There were musical numbers scattered throughout the program, and Griffin was one of those to play. His music is phenomenal! I would consider myself as someone who plays music, but Griffin is a musician. He arranges hymns by ear and plays them without sheet music. His arrangement was beautiful, as always, and brought me back to my mission. On my mission, Griffin would send me songs he arranged and my companions and I would listen to them over and over again. For one of my companion’s birthdays, I had Griffin create a medley of her favorite hymns. Griffin’s music brings me back to peaceful, Spirit-filled times on my mission, when I could feel God’s love despite the trials of laboring in his service. It also reminded me of my family at home, bringing a homey, comfortable, peaceful feeling. Suffice it to say, I always love hearing Griffin play.
After the program was over, we went into the cultural hall for a brunch. Each of the 20-something tables had a cake on it. There were something like 10 different flavors of cake my sister had made – Banana dream, snickerdoodle, and coconut lime were just a few. Of course, the cakes were amazing. Jeremy sat at the coconut lime table because one of the flavors of our wedding cake was that same coconut lime and we wanted to have some more of it!
At the end of the afternoon, I sat on the couch while everyone helped break down cultural hall because I’m pregnant and I can. I sat there and thought about Melissa’s participation in the program, in awe of how many different talents she brought to the table – baking, writing, speaking, etc. The program and her participation in it was an accurate portrayal of who she was and what her talents and gifts were. In all senses of the word she put her “all” into it. Melissa was truly an example of consecration.

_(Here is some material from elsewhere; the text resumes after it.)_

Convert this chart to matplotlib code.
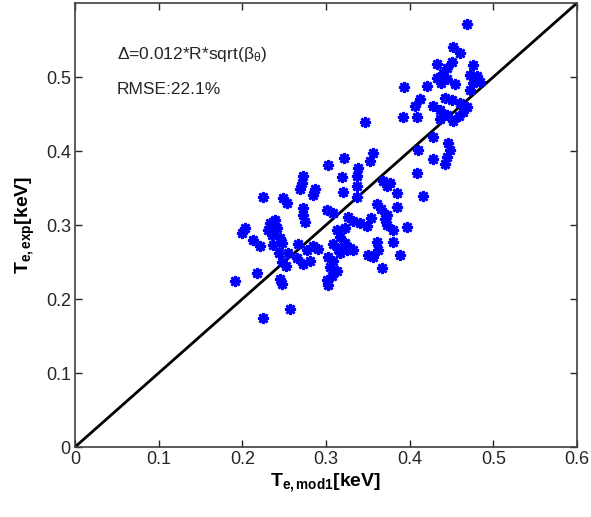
import numpy as np
import matplotlib
matplotlib.use("Agg")
import matplotlib.pyplot as plt

plt.rcParams['font.family'] = ['Liberation Sans', 'DejaVu Sans']
plt.rcParams['mathtext.fontset'] = 'custom'
plt.rcParams['mathtext.rm'] = 'Liberation Sans'
plt.rcParams['mathtext.it'] = 'Liberation Sans'
plt.rcParams['mathtext.bf'] = 'Liberation Sans:bold'

# ===== 数据 =====
te_mod1 = [0.469, 0.452, 0.460, 0.451, 0.433, 0.476, 0.445, 0.440, 0.433, 0.445,
           0.437, 0.454, 0.421, 0.393, 0.472, 0.481, 0.476, 0.484, 0.472, 0.412,
           0.442, 0.451, 0.460, 0.428, 0.436, 0.406, 0.409, 0.392, 0.469, 0.464,
           0.459, 0.445, 0.436, 0.452, 0.347, 0.428, 0.446, 0.410, 0.448, 0.445,
           0.442, 0.428, 0.409, 0.322, 0.302, 0.356, 0.353, 0.338, 0.337, 0.319,
           0.273, 0.271, 0.269, 0.287, 0.285, 0.368, 0.377, 0.373, 0.320, 0.337,
           0.337, 0.385, 0.416, 0.225, 0.249, 0.361, 0.366, 0.373, 0.385, 0.253,
           0.273, 0.273, 0.275, 0.301, 0.308, 0.326, 0.332, 0.341, 0.349, 0.354,
           0.371, 0.373, 0.380, 0.397, 0.203, 0.200, 0.233, 0.239, 0.241, 0.236,
           0.231, 0.245, 0.247, 0.237, 0.213, 0.221, 0.313, 0.323, 0.317, 0.323,
           0.308, 0.329, 0.314, 0.361, 0.362, 0.380, 0.267, 0.277, 0.285, 0.290,
           0.244, 0.255, 0.247, 0.252, 0.265, 0.273, 0.281, 0.302, 0.308, 0.305,
           0.313, 0.307, 0.317, 0.325, 0.332, 0.350, 0.356, 0.388, 0.367, 0.218,
           0.191, 0.245, 0.247, 0.301, 0.302, 0.257, 0.225]
te_exp = [0.572, 0.541, 0.532, 0.520, 0.518, 0.516, 0.512, 0.505, 0.499, 0.497,
          0.492, 0.491, 0.488, 0.487, 0.503, 0.501, 0.492, 0.493, 0.482, 0.470,
          0.472, 0.469, 0.465, 0.461, 0.455, 0.461, 0.446, 0.446, 0.460, 0.453,
          0.447, 0.449, 0.443, 0.441, 0.439, 0.419, 0.411, 0.401, 0.401, 0.392,
          0.382, 0.389, 0.370, 0.391, 0.381, 0.397, 0.387, 0.377, 0.366, 0.365,
          0.366, 0.357, 0.349, 0.349, 0.341, 0.360, 0.357, 0.353, 0.345, 0.353,
          0.338, 0.343, 0.339, 0.338, 0.337, 0.328, 0.322, 0.314, 0.324, 0.330,
          0.323, 0.314, 0.304, 0.320, 0.316, 0.311, 0.305, 0.303, 0.299, 0.310,
          0.308, 0.300, 0.293, 0.297, 0.296, 0.289, 0.303, 0.307, 0.296, 0.287,
          0.293, 0.282, 0.276, 0.273, 0.280, 0.272, 0.293, 0.296, 0.284, 0.276,
          0.274, 0.269, 0.268, 0.277, 0.266, 0.277, 0.274, 0.266, 0.272, 0.268,
          0.262, 0.262, 0.250, 0.245, 0.255, 0.247, 0.251, 0.257, 0.251, 0.243,
          0.238, 0.231, 0.262, 0.266, 0.266, 0.260, 0.257, 0.260, 0.242, 0.235,
          0.224, 0.227, 0.220, 0.226, 0.219, 0.187, 0.174]
diag = [0.0, 0.6]
x_ticks = [0, 0.1, 0.2, 0.3, 0.4, 0.5, 0.6]
y_ticks = [0, 0.1, 0.2, 0.3, 0.4, 0.5]

fig = plt.figure(figsize=(5.91, 5.17), dpi=100)
ax = fig.add_axes([75 / 591, 70 / 517, 502 / 591, 444 / 517])

ax.plot(te_mod1, te_exp, linestyle='none', marker=(8, 2, 0), markersize=8,
        markeredgewidth=1.9, color='#0000ff', zorder=3)
ax.plot(diag, diag, color='black', linewidth=2, zorder=2)

ax.set_xlim(0, 0.6)
ax.set_ylim(0, 0.6)
ax.set_xticks(x_ticks)
ax.set_xticklabels(['0', '0.1', '0.2', '0.3', '0.4', '0.5', '0.6'])
ax.set_yticks(y_ticks)
ax.set_yticklabels(['0', '0.1', '0.2', '0.3', '0.4', '0.5'])
ax.tick_params(direction='in', length=5, width=1, top=True, right=True,
               labelsize=13, colors='#262626', pad=3)
for s in ax.spines.values():
    s.set_color('#404040')
    s.set_linewidth(1.2)

ax.set_xlabel(r'$\mathbf{T_{e,mod1}[keV]}$', fontsize=14, labelpad=2)
ax.set_ylabel(r'$\mathbf{T_{e,exp}[keV]}$', fontsize=14, labelpad=6)

ax.text(0.083, 0.885, r'$\Delta$=0.012*R*sqrt($\beta_\theta$)', transform=ax.transAxes,
        fontsize=12.5, color='#262626', va='center')
ax.text(0.083, 0.805, 'RMSE:22.1%', transform=ax.transAxes,
        fontsize=12.5, color='#262626', va='center')

fig.savefig('out.png', dpi=100)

Lately I have been reading about consecration because I think I know what the word means, but I don’t think I actually do. Elder Maxwell’s talk on consecration helped me understand it better. He defines consecration as follows:
“We tend to think of consecration only as yielding up, when divinely directed, our material possessions. But ultimate consecration is the yielding up of oneself to God.” (“Consecrate Thy Performance,” Elder Neal A. Maxwell, May 2002)
In short, the word “consecrate” seems to be a way to describe those who encompass the first commandment, found in Matthew 22:37 when Jesus commanded us to “love the Lord thy God with all thy heart, and with all thy soul, and with all thy mind.” Elder Maxwell explains that yielding up our heart, soul, and mind is a commandment that is always in effect, not just when it comes to material goods or for a few hours a week in the church building.
Just as Elder Maxwell explained we must do, without a doubt Melissa yielded up her entire self to God that weekend and the weeks leading up to the program in preparation. She held nothing back, willing to utilize all talents and time she had at her disposal. Maxwell admonished us to follow my sister’s example by saying, “We may, for instance, have a specific set of skills which we mistakenly come to think we somehow own. If we continue to cling to those more than to God, we are flinching in the face of the consecrating first commandment.”
Maxwell explained that “A stumbling block appears when we serve God generously with time and checkbooks but still withhold portions of our inner selves, signifying that we are not yet fully His!” After seeing my sister’s example, I wonder to myself what portions of my inner self I am holding back from Him. It has sparked a deeper introspection, one that I have not completed yet and therefore can’t describe. But to start, finding joy in my callings is a one way to become more consecrated. Primary is fun for me, but my other callings (yes, I have 3 callings) don’t always get my whole heart and soul like my sister gave to the stake women’s conference. My marriage, although a huge part of my life and something I derive great joy from, does not always receive the kind of attention it should. Today I bought Jeremy a little one-dollar cup of arroz con leche while grocery shopping to show him I was thinking of him. That may sound silly, but it made him feel loved and cared for; although marriage is not a traditional calling like my sister’s efforts at the Women’s Conference, I think strengthening a marriage definitely is something God would count as a step on my journey towards consecration. My sister’s efforts over the conference weekend were inspiring and encouraging. I am determined to continue my journey onward towards consecration, and towards my Savior.